AIM
For the records below, say how many lines contain the string "that". Give the number only.

Records with drawing code
================

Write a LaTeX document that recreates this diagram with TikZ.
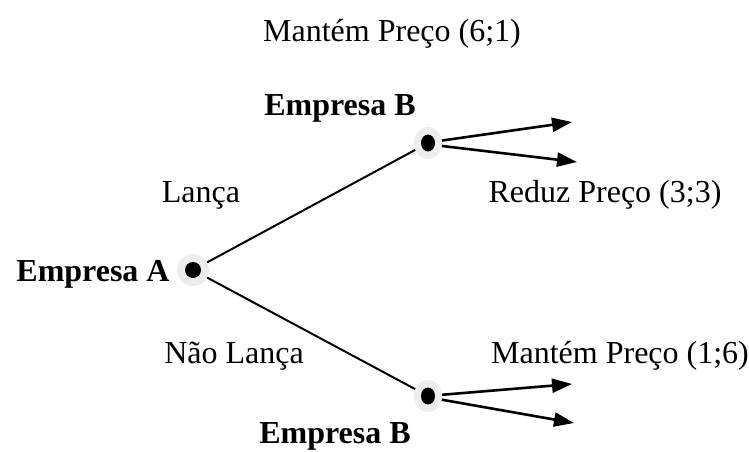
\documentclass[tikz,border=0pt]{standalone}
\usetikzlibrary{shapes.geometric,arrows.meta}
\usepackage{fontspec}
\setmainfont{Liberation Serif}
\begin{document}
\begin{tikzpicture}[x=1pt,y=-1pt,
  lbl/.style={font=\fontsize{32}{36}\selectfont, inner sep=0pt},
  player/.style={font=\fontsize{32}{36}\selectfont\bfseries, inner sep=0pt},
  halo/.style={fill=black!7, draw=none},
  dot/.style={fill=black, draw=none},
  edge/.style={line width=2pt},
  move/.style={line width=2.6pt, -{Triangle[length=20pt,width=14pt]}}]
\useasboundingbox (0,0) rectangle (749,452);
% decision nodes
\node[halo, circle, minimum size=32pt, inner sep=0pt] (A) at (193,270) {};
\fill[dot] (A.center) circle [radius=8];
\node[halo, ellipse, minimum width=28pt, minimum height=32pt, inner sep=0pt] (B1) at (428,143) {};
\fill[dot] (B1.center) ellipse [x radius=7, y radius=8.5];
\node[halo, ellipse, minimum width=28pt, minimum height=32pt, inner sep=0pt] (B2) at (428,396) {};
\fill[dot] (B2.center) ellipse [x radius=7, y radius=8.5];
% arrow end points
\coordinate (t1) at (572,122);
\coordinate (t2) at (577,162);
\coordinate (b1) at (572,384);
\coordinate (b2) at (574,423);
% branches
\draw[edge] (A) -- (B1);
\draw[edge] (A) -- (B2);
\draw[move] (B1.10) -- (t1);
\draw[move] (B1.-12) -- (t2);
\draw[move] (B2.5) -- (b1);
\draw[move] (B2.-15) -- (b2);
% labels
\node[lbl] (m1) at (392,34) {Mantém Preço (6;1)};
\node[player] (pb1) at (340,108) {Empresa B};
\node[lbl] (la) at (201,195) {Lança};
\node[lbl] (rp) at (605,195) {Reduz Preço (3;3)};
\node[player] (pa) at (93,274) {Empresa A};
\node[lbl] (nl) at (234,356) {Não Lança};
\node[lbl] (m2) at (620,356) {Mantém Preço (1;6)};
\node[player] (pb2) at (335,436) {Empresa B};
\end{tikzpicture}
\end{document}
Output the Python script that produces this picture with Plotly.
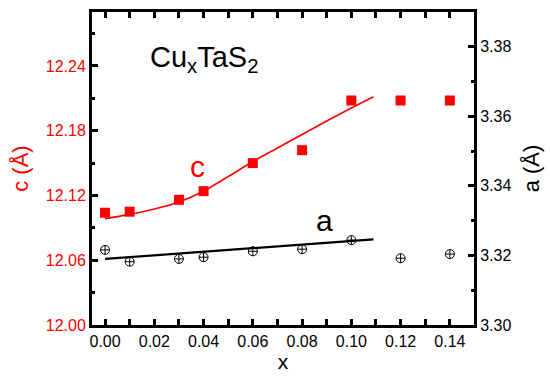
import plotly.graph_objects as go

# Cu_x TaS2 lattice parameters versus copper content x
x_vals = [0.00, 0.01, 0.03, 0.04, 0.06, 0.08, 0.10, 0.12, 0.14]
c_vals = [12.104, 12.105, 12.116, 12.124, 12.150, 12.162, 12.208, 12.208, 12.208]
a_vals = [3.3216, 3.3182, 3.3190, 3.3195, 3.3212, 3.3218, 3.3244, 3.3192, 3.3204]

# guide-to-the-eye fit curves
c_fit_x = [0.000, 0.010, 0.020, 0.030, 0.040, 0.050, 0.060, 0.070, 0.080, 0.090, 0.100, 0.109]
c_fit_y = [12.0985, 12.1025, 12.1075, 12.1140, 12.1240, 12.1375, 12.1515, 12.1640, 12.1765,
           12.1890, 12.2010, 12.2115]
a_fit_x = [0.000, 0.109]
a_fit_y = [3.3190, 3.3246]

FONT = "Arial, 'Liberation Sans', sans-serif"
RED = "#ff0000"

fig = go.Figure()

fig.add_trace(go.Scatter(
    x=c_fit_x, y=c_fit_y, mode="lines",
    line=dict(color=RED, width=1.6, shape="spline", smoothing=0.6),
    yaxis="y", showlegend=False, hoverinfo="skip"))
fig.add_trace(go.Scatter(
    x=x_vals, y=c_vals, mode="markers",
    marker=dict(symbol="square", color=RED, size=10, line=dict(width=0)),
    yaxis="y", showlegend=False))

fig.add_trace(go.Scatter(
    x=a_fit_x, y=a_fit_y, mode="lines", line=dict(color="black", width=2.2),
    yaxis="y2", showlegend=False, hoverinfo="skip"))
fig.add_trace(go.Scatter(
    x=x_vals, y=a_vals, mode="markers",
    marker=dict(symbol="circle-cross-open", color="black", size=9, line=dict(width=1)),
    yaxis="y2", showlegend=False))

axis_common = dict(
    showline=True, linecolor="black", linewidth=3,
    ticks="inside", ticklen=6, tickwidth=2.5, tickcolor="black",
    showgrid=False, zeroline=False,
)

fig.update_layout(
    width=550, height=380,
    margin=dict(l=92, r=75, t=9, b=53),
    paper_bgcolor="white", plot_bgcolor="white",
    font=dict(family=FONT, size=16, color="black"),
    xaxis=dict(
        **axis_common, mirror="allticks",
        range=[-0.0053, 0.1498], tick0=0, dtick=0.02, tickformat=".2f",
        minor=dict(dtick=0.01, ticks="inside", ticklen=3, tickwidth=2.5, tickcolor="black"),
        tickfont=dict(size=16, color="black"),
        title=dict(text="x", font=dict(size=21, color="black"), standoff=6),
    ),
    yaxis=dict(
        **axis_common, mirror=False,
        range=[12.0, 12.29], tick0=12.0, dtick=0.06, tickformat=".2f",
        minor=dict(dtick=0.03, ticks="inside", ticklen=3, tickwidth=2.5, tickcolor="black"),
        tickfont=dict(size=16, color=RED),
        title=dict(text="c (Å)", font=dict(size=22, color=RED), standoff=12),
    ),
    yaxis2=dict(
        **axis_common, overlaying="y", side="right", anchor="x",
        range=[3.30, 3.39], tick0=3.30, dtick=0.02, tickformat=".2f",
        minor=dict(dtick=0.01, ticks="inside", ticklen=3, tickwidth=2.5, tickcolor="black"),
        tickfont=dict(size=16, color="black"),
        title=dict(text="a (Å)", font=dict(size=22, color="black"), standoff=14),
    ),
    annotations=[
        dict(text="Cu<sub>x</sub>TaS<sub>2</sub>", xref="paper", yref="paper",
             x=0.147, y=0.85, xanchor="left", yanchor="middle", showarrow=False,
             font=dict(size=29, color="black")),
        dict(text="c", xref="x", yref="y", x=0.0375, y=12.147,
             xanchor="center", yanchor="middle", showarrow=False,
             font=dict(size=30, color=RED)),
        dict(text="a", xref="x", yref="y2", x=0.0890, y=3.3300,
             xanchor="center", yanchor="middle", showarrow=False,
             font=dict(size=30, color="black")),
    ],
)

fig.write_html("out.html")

================

THE SOLUTION
2